De  Julie Otsuka, j'avais déjà lu "Certaines n'avaient jamais vu la mer" que j'avais beaucoup aimé et qui m'avait fait découvrir une page de l'histoire des USA que j'ignorais totalement, à savoir  la déportation et l'incarcération d'environ 120 000 civils ressortissants japonais et américains d'origine japonaise dans des camps pendant la seconde guerre mondiale. Cette page noire de leur histoire a traumatisé la famille de l'auteur et on la retrouve évoquée ici, Alice, la grand-mère l'ayant vécue. On retrouve ici le même style d'écriture, la même façon de raconter que dans le précédent. Comme je l'avais beaucoup apprécié, j'ai été contente qu'on me raconte une nouvelle histoire de cette façon calme, faite de petites touches impressionnistes.

Ce roman est divisé (assez abruptement, je trouve) en deux parties que l'on ne peut pas relier, si ce n'est par la présence d'Alice. La première partie nous présente la piscine en sous-sol qu'elle fréquente et les autres usagers réguliers de ces bassins. Il s'agit de nageurs quotidiens pour qui cette parenthèse aquatique (placentaire) est extrêmement importante. Elle est un des piliers de leurs journées. Pour les désigner, l'auteur dit "nous". Après des centaines et des milliers de longueurs de bassin, voilà qu'une fissure apparaît au fond de la piscine. Fine, mais qui s'avère irréparable. D'autres apparaissent bientôt, et l'inconcevable a lieu: Il faut fermer définitivement la piscine. La seconde partie nous présente à nouveau Alice, que nous avions aperçue à la piscine. Tout le monde avait remarqué, ses absences, ses erreurs et ses oublis et y palliait avec bienveillance, mais voilà que le phénomène s'est aggravé et que notre Alice de plus en plus désorientée, doit rejoindre un établissement spécialisé. Le récit est fait par sa fille.

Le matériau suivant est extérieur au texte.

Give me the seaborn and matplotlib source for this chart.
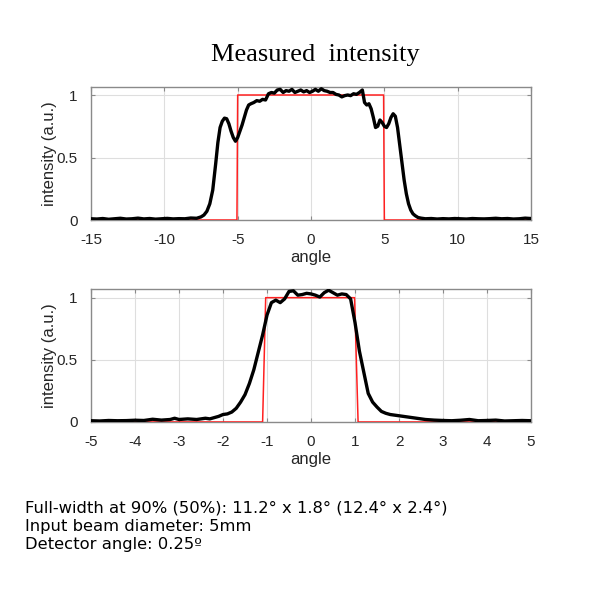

Comme on le voit, la première partie était à la fois un élément important de la vie d'Alice et la métaphore de ce qui se passait. Les fissures dans la piscine font écho à celles qui détruisent sa mémoire et son autonomie. C'est un récit lent mais sans ennui grâce au découpage en courtes touches. On éprouve de la fascination pour cette narration sinueuse qui saute de l'un à l'autre. un récit non dénué d'humour et sans jugement ni analyse, mais cependant profond en ce qu'il voit tout ce qu’il faut voir, et rien que cela. Une lecture paisible qui parle de destruction et de mort. L'oxymore ne serait-il qu'apparent?

978-2072958588


11 juillet 2021

 

Certaines n'avaient jamais vu la mer 

Julie Otsuka

****+


Titre original : “The Buddha in the Attic”

PEN/Faulkner Award for fiction 2011

Je me plaignais un peu de l'écriture conventionnelle de J.M Guenassia lu juste avant ce roman-ci, eh bien c'est comme si j'avais été entendue, car la façon dont Julie Otsuka a écrit son livre est tout à fait originale et remarquable. D'autant que je ne suis pas non plus une styliste absolue, l'effet de style pour l'effet de style me lasse assez vite et je n'ai jamais réussi à m'intéresser profondément à l'écriture à contraintes arbitraires, mais là... là nous avons la découverte d'une forme originale parfaite pour soutenir le fond même du récit. Une interaction perpétuelle et perpétuellement bénéfique de la forme et du fond. Une vraie réussite.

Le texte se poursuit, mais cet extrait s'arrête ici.